Jean-Baptiste Delambre part de Paris dans une berline verte spécialement aménagée. Véritable ancêtre de la caravane, conçue par le Chevalier de la Borda, elle
comporte une table démontable avec rallonges, des banquettes confortables et transformables en lit. Les parois contiennent des niches où se rangent thermomètre, compas, hygromètre à cheveu,
pendule, lunettes de poche et dans le plafond y sont rangées les cartes.
Delambre prend la route le 24 juin 1792 avec son assistant, le citoyen Bellet essentiellement chargé de l'entretien des instruments d'astronomie et d'horlogerie.

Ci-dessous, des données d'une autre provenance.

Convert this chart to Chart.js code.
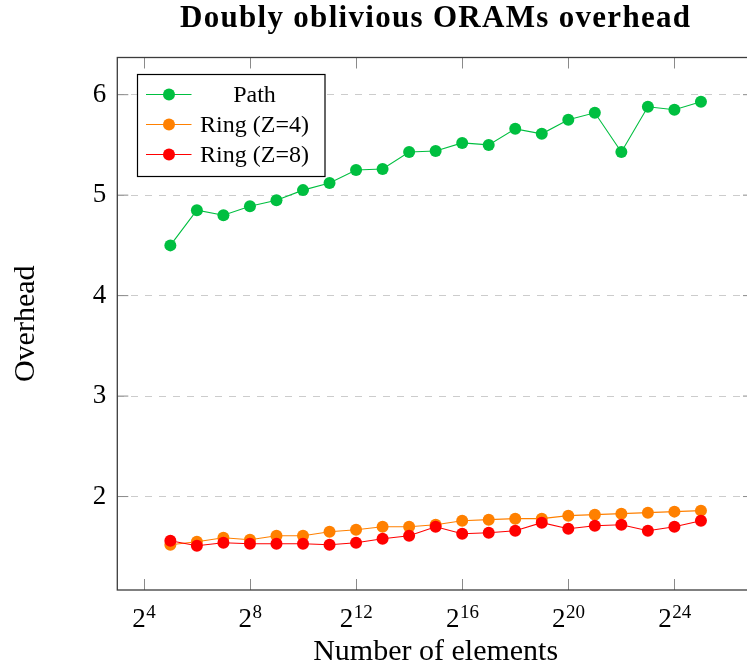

Ce dernier, très pessimiste, alors qu'ils rencontrent des manifestants sur leur chemin, déclare: " Je pense que si nous sommes envahis, il n'y aura plus rien à mesurer. Je pense que si les
Anglais prennent Dunkerque, votre expédition est foutue". Delambre se fâche et hurle: "Si Dunkerque tombe, si Perpignan tombe, on continuera. Il faudra qu'on continue".
A Saint-Denis, la foule les arrête et la malle est suspecte. Nos deux compères déclarent qu'ils se rendent à Dunkerque pour leur travail. Un groupe de volontaires rétorque: " Dunkerque ! on y va
à Dunkerque. Viens donc te battre avec nous!". Après de longues discussions où Delambre et Bellet craignent pour leur vie, la situation s'arrange. Après bien des péripéties et un retour
à Paris, ils se retrouvent sur la route de Dunkerque. On est déjà en décembre et "les vents, la pluie et la neige se succcèdent pour nous désoler" constate Delambre. Ils ont une lettre de
recommandation du chef de l'armée du Nord, le général Custine, "parce que le théâtre de la guerre n'est pas fort éloigné de celui de mes opérations" dit Delambre.
"Nous avons une petite armée au pied de Mont-Cassel. Les avant-postes ennemis sont près de la montagne des Chats, où j'ai une station à laquelle je suis obligé de renoncer". En route, leur
berline se retrouve parmi un bataillon de volontaires, principalement des artisans: des peintres, des tisserands et autres, ainsi que de nombreuses femmes. Delambre constate que beaucoup sont
pieds nus, sans uniforme avec leur tenue de métier. Les deux astronomes sont invités à partager leur bivouac.